**AIM OF THE TASK:**
Report only the number of lines in this material that include "matplotlib".

**SOURCE EXCERPT:**
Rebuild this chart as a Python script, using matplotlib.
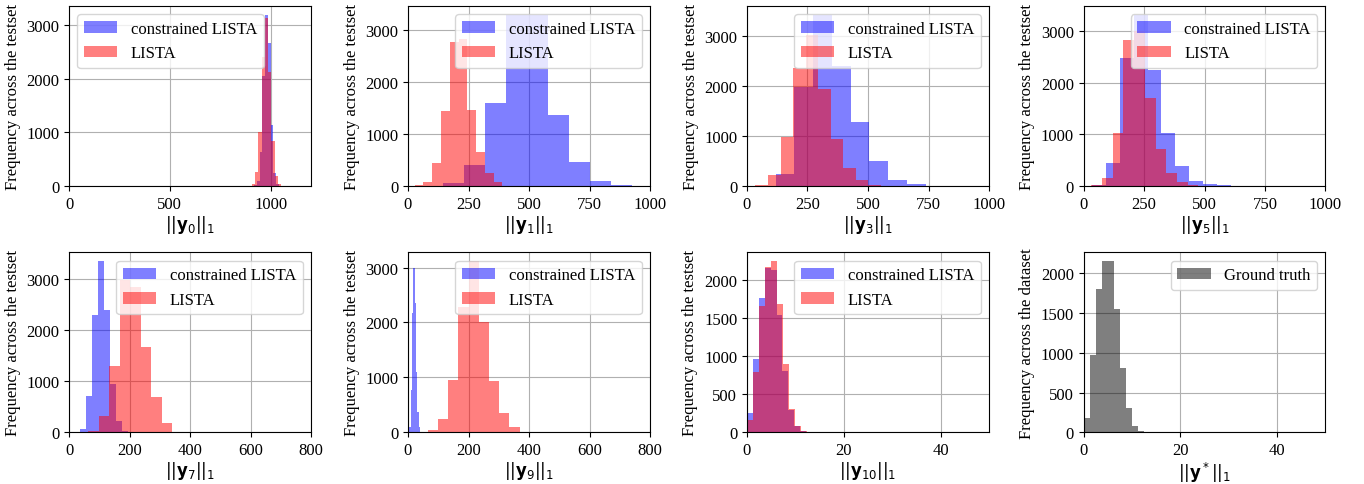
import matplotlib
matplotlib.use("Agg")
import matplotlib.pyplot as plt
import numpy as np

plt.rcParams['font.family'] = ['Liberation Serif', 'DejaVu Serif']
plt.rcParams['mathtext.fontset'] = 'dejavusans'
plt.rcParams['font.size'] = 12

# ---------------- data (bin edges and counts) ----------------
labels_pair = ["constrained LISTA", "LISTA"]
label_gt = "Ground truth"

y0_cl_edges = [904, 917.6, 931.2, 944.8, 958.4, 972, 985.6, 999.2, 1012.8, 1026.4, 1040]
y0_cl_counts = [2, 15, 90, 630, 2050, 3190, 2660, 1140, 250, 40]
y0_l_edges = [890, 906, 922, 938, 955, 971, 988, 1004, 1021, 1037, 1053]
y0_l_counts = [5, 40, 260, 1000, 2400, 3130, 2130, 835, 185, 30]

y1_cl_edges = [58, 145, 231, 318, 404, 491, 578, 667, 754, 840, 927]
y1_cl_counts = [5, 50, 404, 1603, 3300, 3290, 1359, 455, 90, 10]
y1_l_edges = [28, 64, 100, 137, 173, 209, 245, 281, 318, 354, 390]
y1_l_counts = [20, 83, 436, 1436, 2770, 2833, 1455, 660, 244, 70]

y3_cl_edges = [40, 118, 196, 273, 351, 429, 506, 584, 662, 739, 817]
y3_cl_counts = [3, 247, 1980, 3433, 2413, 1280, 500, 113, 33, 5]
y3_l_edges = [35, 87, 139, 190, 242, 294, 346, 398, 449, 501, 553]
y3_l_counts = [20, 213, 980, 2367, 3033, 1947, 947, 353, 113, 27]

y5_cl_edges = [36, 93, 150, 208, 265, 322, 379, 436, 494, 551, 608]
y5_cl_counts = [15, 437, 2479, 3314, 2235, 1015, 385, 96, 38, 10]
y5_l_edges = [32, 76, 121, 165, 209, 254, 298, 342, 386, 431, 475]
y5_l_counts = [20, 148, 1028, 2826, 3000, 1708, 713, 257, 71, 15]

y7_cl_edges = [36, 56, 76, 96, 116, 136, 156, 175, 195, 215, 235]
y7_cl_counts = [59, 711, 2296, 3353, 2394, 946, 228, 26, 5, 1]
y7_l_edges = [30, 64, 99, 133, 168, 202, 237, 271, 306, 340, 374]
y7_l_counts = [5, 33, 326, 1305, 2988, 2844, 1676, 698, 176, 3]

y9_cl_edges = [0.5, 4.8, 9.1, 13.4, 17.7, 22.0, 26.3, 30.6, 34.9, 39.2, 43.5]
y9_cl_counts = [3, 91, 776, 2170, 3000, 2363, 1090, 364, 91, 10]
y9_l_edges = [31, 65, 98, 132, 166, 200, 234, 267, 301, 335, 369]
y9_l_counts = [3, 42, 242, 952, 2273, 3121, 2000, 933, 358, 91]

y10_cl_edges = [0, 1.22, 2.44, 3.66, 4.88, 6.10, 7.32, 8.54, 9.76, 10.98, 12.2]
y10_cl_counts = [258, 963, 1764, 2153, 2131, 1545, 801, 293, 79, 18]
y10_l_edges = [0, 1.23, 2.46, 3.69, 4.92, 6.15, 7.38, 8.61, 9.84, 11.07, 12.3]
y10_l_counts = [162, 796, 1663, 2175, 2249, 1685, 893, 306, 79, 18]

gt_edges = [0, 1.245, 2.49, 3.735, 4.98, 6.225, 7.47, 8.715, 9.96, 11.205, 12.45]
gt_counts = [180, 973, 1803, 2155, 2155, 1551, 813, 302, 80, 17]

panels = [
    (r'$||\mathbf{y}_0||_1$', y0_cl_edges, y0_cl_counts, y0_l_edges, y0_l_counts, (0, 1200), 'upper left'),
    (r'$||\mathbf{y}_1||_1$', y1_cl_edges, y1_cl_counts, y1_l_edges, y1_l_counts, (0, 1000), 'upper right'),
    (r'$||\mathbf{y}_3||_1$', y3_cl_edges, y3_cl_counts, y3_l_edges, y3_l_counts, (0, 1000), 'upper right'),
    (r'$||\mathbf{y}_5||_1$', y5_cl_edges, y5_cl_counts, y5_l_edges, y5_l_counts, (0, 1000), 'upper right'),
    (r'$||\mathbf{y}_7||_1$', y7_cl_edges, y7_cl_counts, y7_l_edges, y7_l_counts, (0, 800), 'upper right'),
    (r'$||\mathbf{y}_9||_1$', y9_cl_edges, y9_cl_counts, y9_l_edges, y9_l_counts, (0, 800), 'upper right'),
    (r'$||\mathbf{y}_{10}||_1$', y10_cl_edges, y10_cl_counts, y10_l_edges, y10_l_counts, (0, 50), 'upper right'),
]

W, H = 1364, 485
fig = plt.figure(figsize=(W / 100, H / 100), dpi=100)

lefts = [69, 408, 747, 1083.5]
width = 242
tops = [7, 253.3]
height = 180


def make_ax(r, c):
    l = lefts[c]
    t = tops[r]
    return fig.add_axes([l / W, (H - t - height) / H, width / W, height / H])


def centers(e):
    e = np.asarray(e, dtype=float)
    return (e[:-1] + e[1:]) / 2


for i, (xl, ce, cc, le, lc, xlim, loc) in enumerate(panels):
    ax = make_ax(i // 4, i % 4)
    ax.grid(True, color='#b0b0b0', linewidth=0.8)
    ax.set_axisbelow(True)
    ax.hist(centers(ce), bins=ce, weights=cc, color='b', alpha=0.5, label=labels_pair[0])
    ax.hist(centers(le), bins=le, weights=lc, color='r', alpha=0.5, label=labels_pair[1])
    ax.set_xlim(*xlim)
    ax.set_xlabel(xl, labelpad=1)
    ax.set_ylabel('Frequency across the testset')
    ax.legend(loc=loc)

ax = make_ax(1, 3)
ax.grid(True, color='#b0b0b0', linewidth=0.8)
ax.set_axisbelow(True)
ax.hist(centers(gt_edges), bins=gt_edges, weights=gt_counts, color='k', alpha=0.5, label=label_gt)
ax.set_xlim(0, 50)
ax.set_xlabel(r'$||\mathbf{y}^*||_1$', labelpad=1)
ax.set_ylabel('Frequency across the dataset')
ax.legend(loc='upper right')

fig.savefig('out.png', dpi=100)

**OUTPUT OF THE EXERCISE:**
4